Round certain parts of the North West of England a ‘bad Texan’ is a character ‘with high opinions of themselves’ and to be kept at arms’ length (c.f. beaut). (Segue alert!) Me, I think of George ‘Dubya’ Bush, that miscreant death-chair endorsing empathy-void oaf who epitomises the corrupt cesspit known as geo-democracy and backhanded backslapping. Nevertheless the song is a sprawling sonic holo-slaught that smashes through the fourth wall, perception demolished, you are we and me am I. Together as us. A rabbit hole lotta love.

Hauntology pervades ‘The Emptiest Place’, a ghostly lament in the vein of Joe Meek’s kitchen sync output. The tripping forecast of ‘Stormy Waters’ sees this four Tet offensive evoke those eight miles high-flying all-singing Byrds, harmonic reverbalising and turbulent tidal waves of aural flotsam stick in the craw(daddy). And stay there.

Eight-minute space-dub ‘I’m A Star In My Own Right’ concocts a Hawkwind meets Jah Wobble eff-echt with the vocals reminiscent of 1960s bubblegum pop-blowers Kasnetz Katz Singing Orchestral Circus’s ‘Quick Joey Small’. Proper Tippa Eerie, I tell thee.

Climaxing with the double-dipping-tripped-itch-tych of ‘Nadir/Epitaph’, a combined 18 minutes of blissed out noise FX and ace of bassing. The former an electro-pulsing sixth-sense building tease that bursts the psychic bubble.

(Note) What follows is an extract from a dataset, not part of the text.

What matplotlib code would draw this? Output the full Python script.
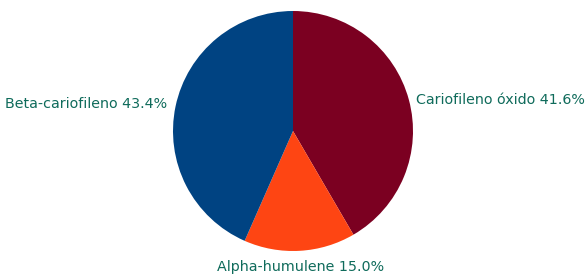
import numpy as np
import matplotlib
matplotlib.use("Agg")
import matplotlib.pyplot as plt

etiquetas = ["Cariofileno óxido", "Alpha-humulene", "Beta-cariofileno"]
porcentajes = [41.6, 15.0, 43.4]
colores = ["#7b0021", "#fe4513", "#004382"]
color_texto = "#0f6b5b"

fig = plt.figure(figsize=(5.87, 2.74), dpi=100)
ax = fig.add_axes([173/587, 23/274, 240/587, 240/274])

wedges, _ = ax.pie(porcentajes, colors=colores, startangle=90, counterclock=False,
                   radius=1.0, wedgeprops=dict(linewidth=0))
ax.set_xlim(-1, 1)
ax.set_ylim(-1, 1)
ax.set_aspect("auto")

for w, lab, p in zip(wedges, etiquetas, porcentajes):
    ang = np.deg2rad((w.theta1 + w.theta2) / 2)
    c, s = np.cos(ang), np.sin(ang)
    x, y = 1.06 * c, 1.06 * s
    if c > 0.3:
        ha, va = "left", "center"
        y = 1.0 * s
    elif c < -0.3:
        ha, va = "right", "center"
        y = 1.1 * s
        x = 1.07 * c
    else:
        ha, va = "center", "top"
        x = 0.06
        y = 1.075 * s
    ax.text(x, y, f"{lab} {p:.1f}%", ha=ha, va=va, color=color_texto, fontsize=10.3)

fig.savefig("out.png", dpi=100)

The latter’s hypnotic coda is a stark reminder of the Great Stone Roses Cock ‘n’ Bull Swindle and their turd-polishing Situationist prank-action: It says ‘you can have your past and stick it where the sun don’t shine. The present and future are there for the taking. Mine’.

Yet again these phantaseers proffer seven 24 carat nuggets to pebble-dash your mind’s landscape. Improving with every release this astral plane touches the orbit, tighten your Van Allen belt, set yourself adrift on memory muscle bliss, rev up and get your motor psyche in.

If the Society of the Spectacle erases personality then Compulsion Songs colours it back in. Dream big, dream lucidly.